> **AIM OF THE TASK**:
All of the data should be repeated exactly; pictures are not part of the copy.

> **LISTED ENTRIES**:
--*--

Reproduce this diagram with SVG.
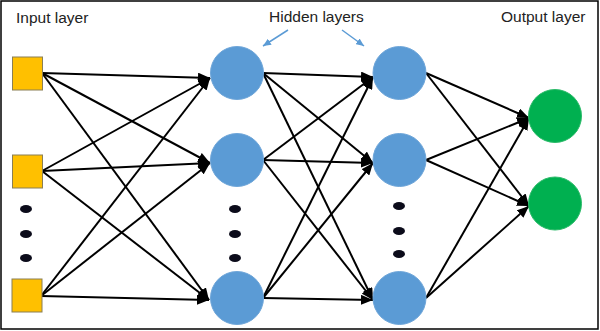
<svg xmlns="http://www.w3.org/2000/svg" width="600" height="331" viewBox="0 0 600 331">
<defs>
<style>
.lbl{font-family:"Liberation Sans",Arial,sans-serif;font-size:15.5px;fill:#222}
.sq{fill:#ffc000;stroke:#8a7f55;stroke-width:1}
.hid{fill:#5b9bd5;stroke:#6fa6d9;stroke-width:1}
.out{fill:#00b050;stroke:#2dbb6a;stroke-width:1}
.dot{fill:#0b0b1a}
.e{stroke:#000;stroke-width:2;fill:none;marker-end:url(#ah)}
.b{stroke:#5b9bd5;stroke-width:1.5;fill:none;marker-end:url(#bh)}
</style>
<marker id="ah" markerUnits="userSpaceOnUse" markerWidth="12" markerHeight="10" refX="12" refY="5" orient="auto">
<path d="M0,0 L12,5 L0,10 z" fill="#000"/>
</marker>
<marker id="bh" markerUnits="userSpaceOnUse" markerWidth="8" markerHeight="7" refX="8" refY="3.5" orient="auto">
<path d="M0,0 L8,3.5 L0,7 z" fill="#5b9bd5"/>
</marker>
</defs>
<rect x="1" y="1" width="597" height="328" fill="#fff" stroke="#000" stroke-width="1.5"/>
<g id="labels">
<text class="lbl" x="16" y="23">Input layer</text>
<text class="lbl" x="269" y="22">Hidden layers</text>
<text class="lbl" x="501" y="22">Output layer</text>
</g>
<g id="connectors">
<path class="b" d="M288,30 L263,46"/>
<path class="b" d="M342,30 L364,46"/>
<path class="e" d="M42,73 L210,78"/>
<path class="e" d="M42,73 L210,163"/>
<path class="e" d="M42,73 L209,300"/>
<path class="e" d="M42,171 L210,78"/>
<path class="e" d="M42,171 L210,163"/>
<path class="e" d="M42,171 L209,300"/>
<path class="e" d="M41,296 L210,78"/>
<path class="e" d="M41,296 L210,163"/>
<path class="e" d="M41,296 L209,300"/>
<path class="e" d="M263,73 L373,77"/>
<path class="e" d="M263,73 L373,163"/>
<path class="e" d="M263,73 L373,300"/>
<path class="e" d="M263,160 L373,77"/>
<path class="e" d="M263,160 L373,163"/>
<path class="e" d="M263,160 L373,300"/>
<path class="e" d="M263,298 L373,77"/>
<path class="e" d="M263,298 L373,163"/>
<path class="e" d="M263,298 L373,300"/>
<path class="e" d="M426,73 L529,118"/>
<path class="e" d="M426,73 L529,206"/>
<path class="e" d="M426,160 L529,118"/>
<path class="e" d="M426,160 L529,206"/>
<path class="e" d="M426,298 L529,118"/>
<path class="e" d="M426,298 L529,206"/>
</g>
<g id="input1"><rect class="sq" x="12.5" y="57" width="30" height="33"/></g>
<g id="input2"><rect class="sq" x="12.5" y="155" width="30" height="33"/></g>
<g id="input-dots"><ellipse class="dot" cx="26" cy="209" rx="6" ry="4"/><ellipse class="dot" cx="26" cy="234" rx="6" ry="4"/><ellipse class="dot" cx="26" cy="258" rx="6" ry="4"/></g>
<g id="input3"><rect class="sq" x="12" y="279" width="30" height="33"/></g>
<g id="h1a"><circle class="hid" cx="237" cy="73" r="26.5"/></g>
<g id="h1b"><circle class="hid" cx="237" cy="160" r="26.5"/></g>
<g id="h1-dots"><ellipse class="dot" cx="235" cy="209" rx="6" ry="4"/><ellipse class="dot" cx="235" cy="234" rx="6" ry="4"/><ellipse class="dot" cx="235" cy="258" rx="6" ry="4"/></g>
<g id="h1c"><circle class="hid" cx="237" cy="298" r="26.5"/></g>
<g id="h2a"><circle class="hid" cx="399.5" cy="73" r="26.5"/></g>
<g id="h2b"><circle class="hid" cx="399.5" cy="160" r="26.5"/></g>
<g id="h2-dots"><ellipse class="dot" cx="399" cy="206" rx="6" ry="4"/><ellipse class="dot" cx="399" cy="231" rx="6" ry="4"/><ellipse class="dot" cx="399" cy="254" rx="6" ry="4"/></g>
<g id="h2c"><circle class="hid" cx="399.5" cy="298" r="26.5"/></g>
<g id="o1"><circle class="out" cx="555" cy="116" r="26.5"/></g>
<g id="o2"><circle class="out" cx="555" cy="203.5" r="26.5"/></g>
</svg>
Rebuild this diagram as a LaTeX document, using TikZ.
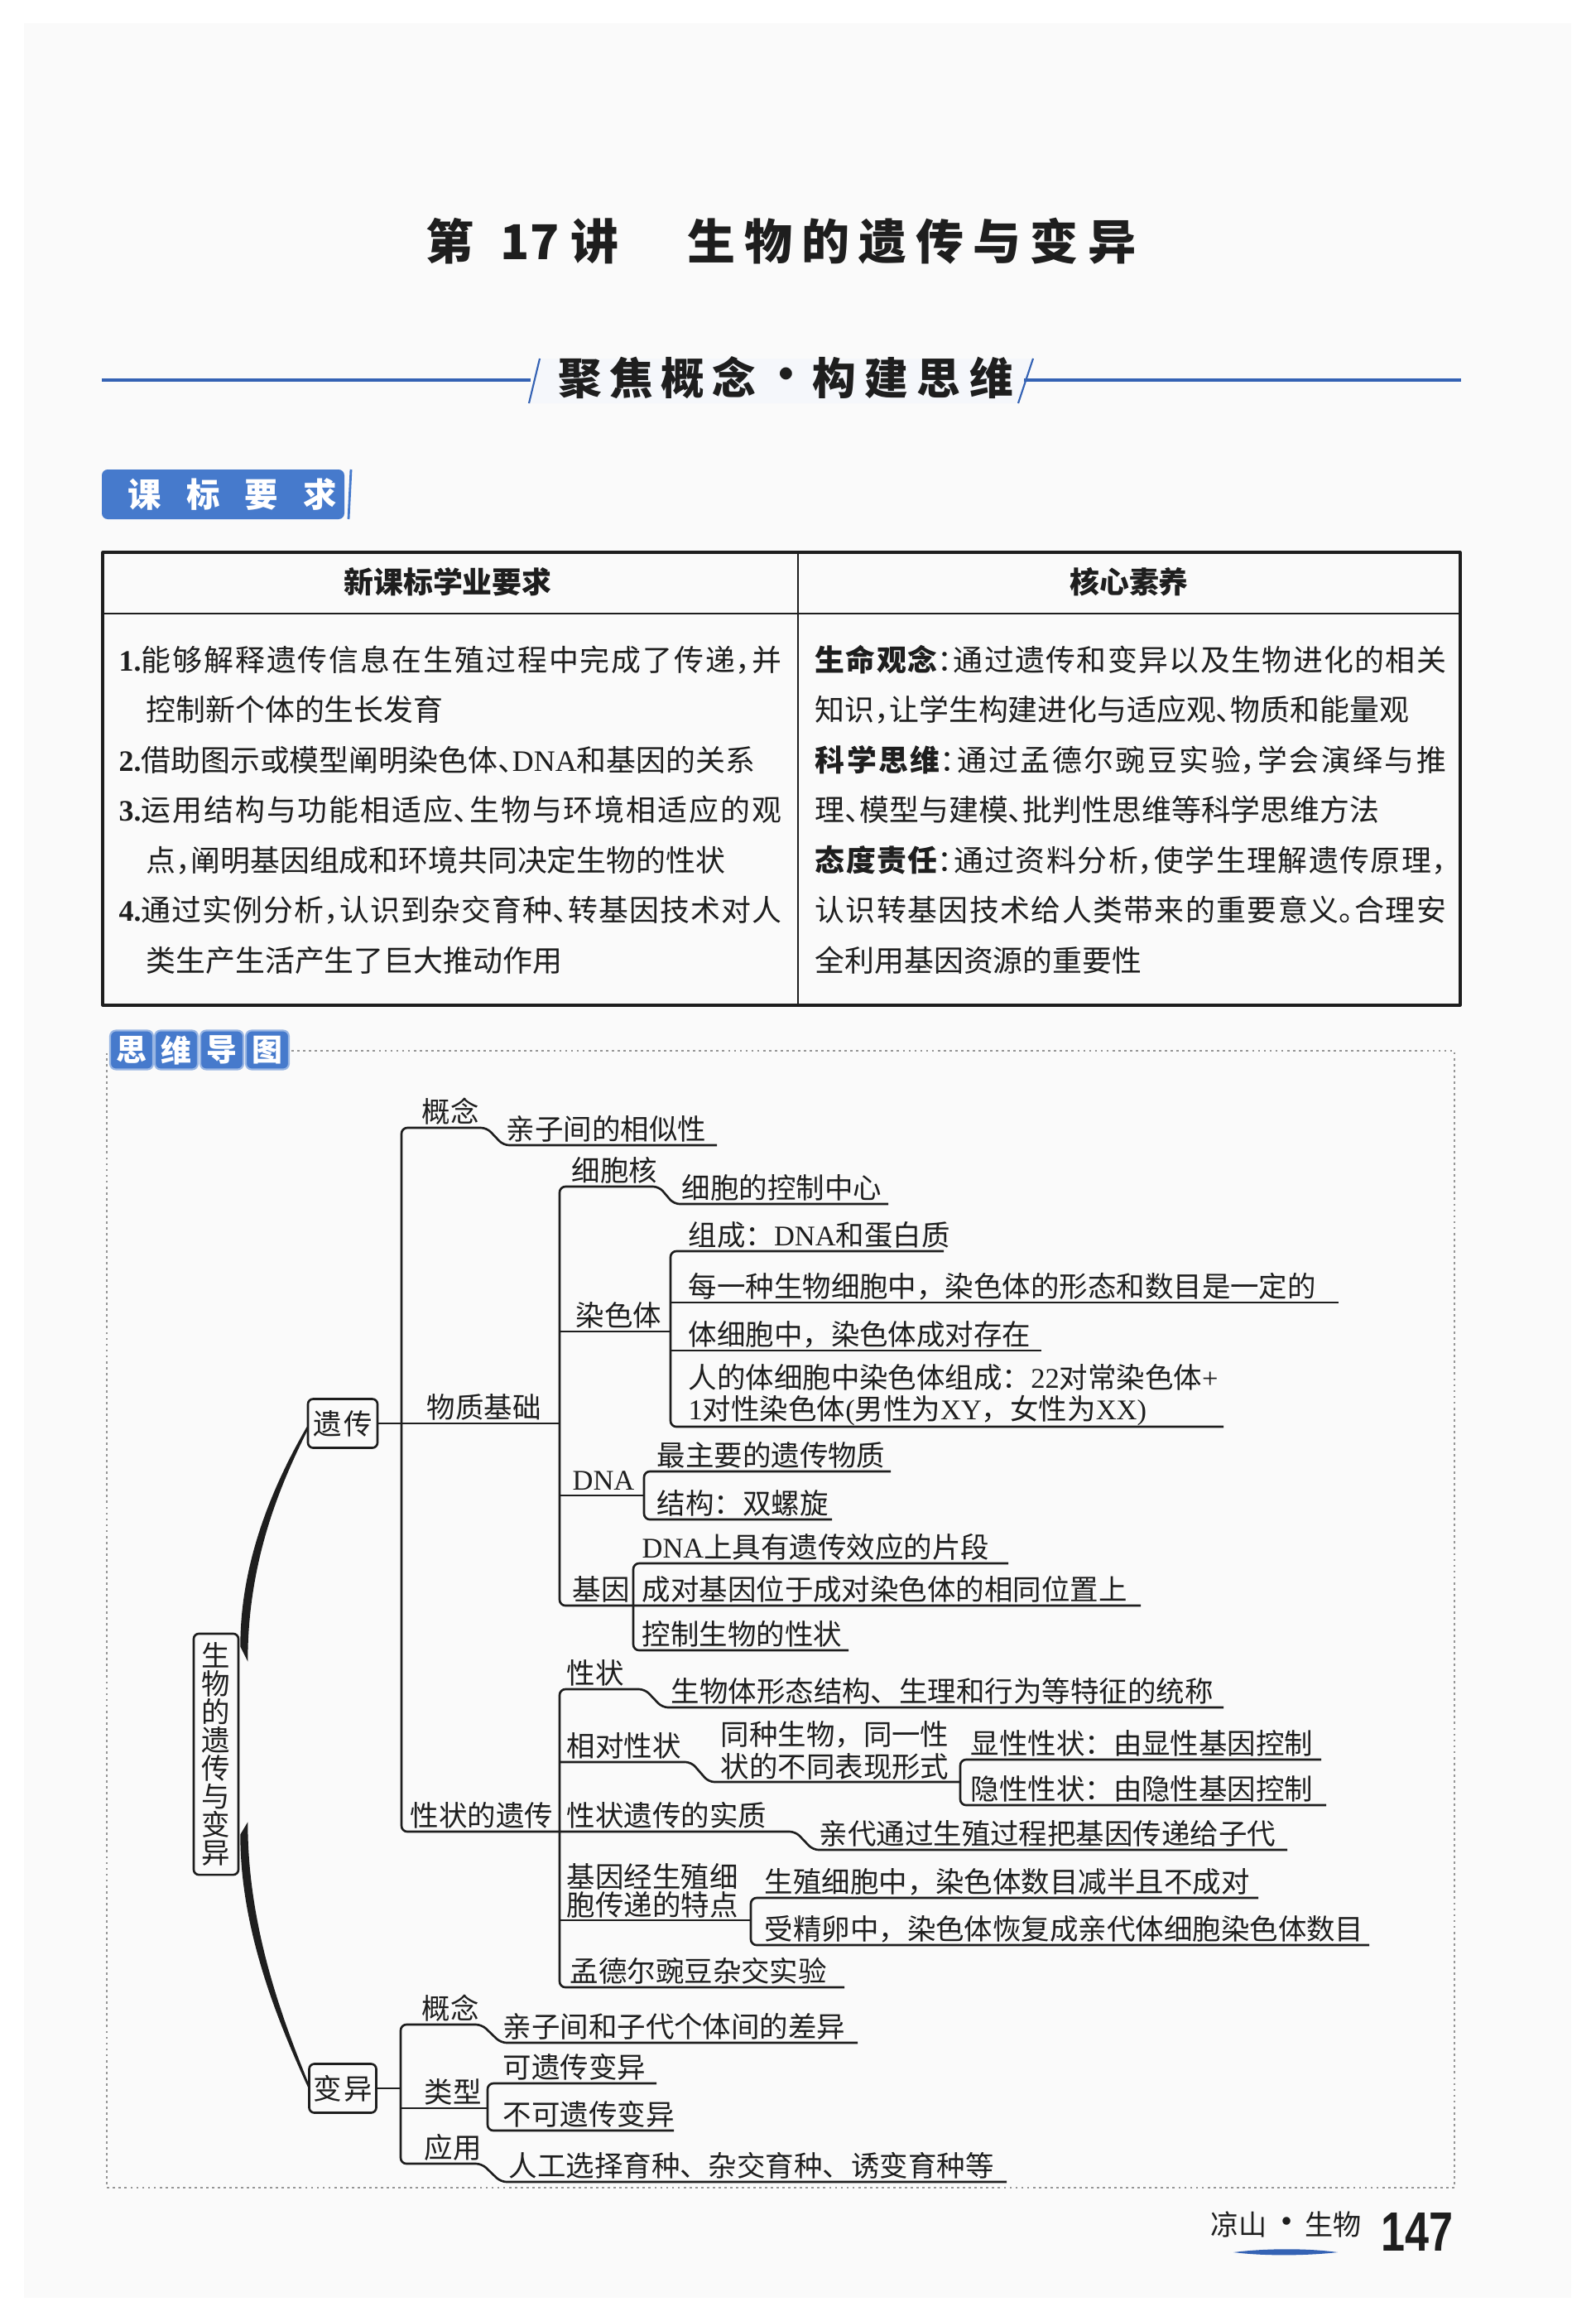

--*--

> **TASK ANSWER**:
Reproduce this diagram with SVG.
<svg xmlns="http://www.w3.org/2000/svg" width="600" height="331" viewBox="0 0 600 331">
<defs>
<style>
.lbl{font-family:"Liberation Sans",Arial,sans-serif;font-size:15.5px;fill:#222}
.sq{fill:#ffc000;stroke:#8a7f55;stroke-width:1}
.hid{fill:#5b9bd5;stroke:#6fa6d9;stroke-width:1}
.out{fill:#00b050;stroke:#2dbb6a;stroke-width:1}
.dot{fill:#0b0b1a}
.e{stroke:#000;stroke-width:2;fill:none;marker-end:url(#ah)}
.b{stroke:#5b9bd5;stroke-width:1.5;fill:none;marker-end:url(#bh)}
</style>
<marker id="ah" markerUnits="userSpaceOnUse" markerWidth="12" markerHeight="10" refX="12" refY="5" orient="auto">
<path d="M0,0 L12,5 L0,10 z" fill="#000"/>
</marker>
<marker id="bh" markerUnits="userSpaceOnUse" markerWidth="8" markerHeight="7" refX="8" refY="3.5" orient="auto">
<path d="M0,0 L8,3.5 L0,7 z" fill="#5b9bd5"/>
</marker>
</defs>
<rect x="1" y="1" width="597" height="328" fill="#fff" stroke="#000" stroke-width="1.5"/>
<g id="labels">
<text class="lbl" x="16" y="23">Input layer</text>
<text class="lbl" x="269" y="22">Hidden layers</text>
<text class="lbl" x="501" y="22">Output layer</text>
</g>
<g id="connectors">
<path class="b" d="M288,30 L263,46"/>
<path class="b" d="M342,30 L364,46"/>
<path class="e" d="M42,73 L210,78"/>
<path class="e" d="M42,73 L210,163"/>
<path class="e" d="M42,73 L209,300"/>
<path class="e" d="M42,171 L210,78"/>
<path class="e" d="M42,171 L210,163"/>
<path class="e" d="M42,171 L209,300"/>
<path class="e" d="M41,296 L210,78"/>
<path class="e" d="M41,296 L210,163"/>
<path class="e" d="M41,296 L209,300"/>
<path class="e" d="M263,73 L373,77"/>
<path class="e" d="M263,73 L373,163"/>
<path class="e" d="M263,73 L373,300"/>
<path class="e" d="M263,160 L373,77"/>
<path class="e" d="M263,160 L373,163"/>
<path class="e" d="M263,160 L373,300"/>
<path class="e" d="M263,298 L373,77"/>
<path class="e" d="M263,298 L373,163"/>
<path class="e" d="M263,298 L373,300"/>
<path class="e" d="M426,73 L529,118"/>
<path class="e" d="M426,73 L529,206"/>
<path class="e" d="M426,160 L529,118"/>
<path class="e" d="M426,160 L529,206"/>
<path class="e" d="M426,298 L529,118"/>
<path class="e" d="M426,298 L529,206"/>
</g>
<g id="input1"><rect class="sq" x="12.5" y="57" width="30" height="33"/></g>
<g id="input2"><rect class="sq" x="12.5" y="155" width="30" height="33"/></g>
<g id="input-dots"><ellipse class="dot" cx="26" cy="209" rx="6" ry="4"/><ellipse class="dot" cx="26" cy="234" rx="6" ry="4"/><ellipse class="dot" cx="26" cy="258" rx="6" ry="4"/></g>
<g id="input3"><rect class="sq" x="12" y="279" width="30" height="33"/></g>
<g id="h1a"><circle class="hid" cx="237" cy="73" r="26.5"/></g>
<g id="h1b"><circle class="hid" cx="237" cy="160" r="26.5"/></g>
<g id="h1-dots"><ellipse class="dot" cx="235" cy="209" rx="6" ry="4"/><ellipse class="dot" cx="235" cy="234" rx="6" ry="4"/><ellipse class="dot" cx="235" cy="258" rx="6" ry="4"/></g>
<g id="h1c"><circle class="hid" cx="237" cy="298" r="26.5"/></g>
<g id="h2a"><circle class="hid" cx="399.5" cy="73" r="26.5"/></g>
<g id="h2b"><circle class="hid" cx="399.5" cy="160" r="26.5"/></g>
<g id="h2-dots"><ellipse class="dot" cx="399" cy="206" rx="6" ry="4"/><ellipse class="dot" cx="399" cy="231" rx="6" ry="4"/><ellipse class="dot" cx="399" cy="254" rx="6" ry="4"/></g>
<g id="h2c"><circle class="hid" cx="399.5" cy="298" r="26.5"/></g>
<g id="o1"><circle class="out" cx="555" cy="116" r="26.5"/></g>
<g id="o2"><circle class="out" cx="555" cy="203.5" r="26.5"/></g>
</svg>
Rebuild this diagram as a LaTeX document, using TikZ.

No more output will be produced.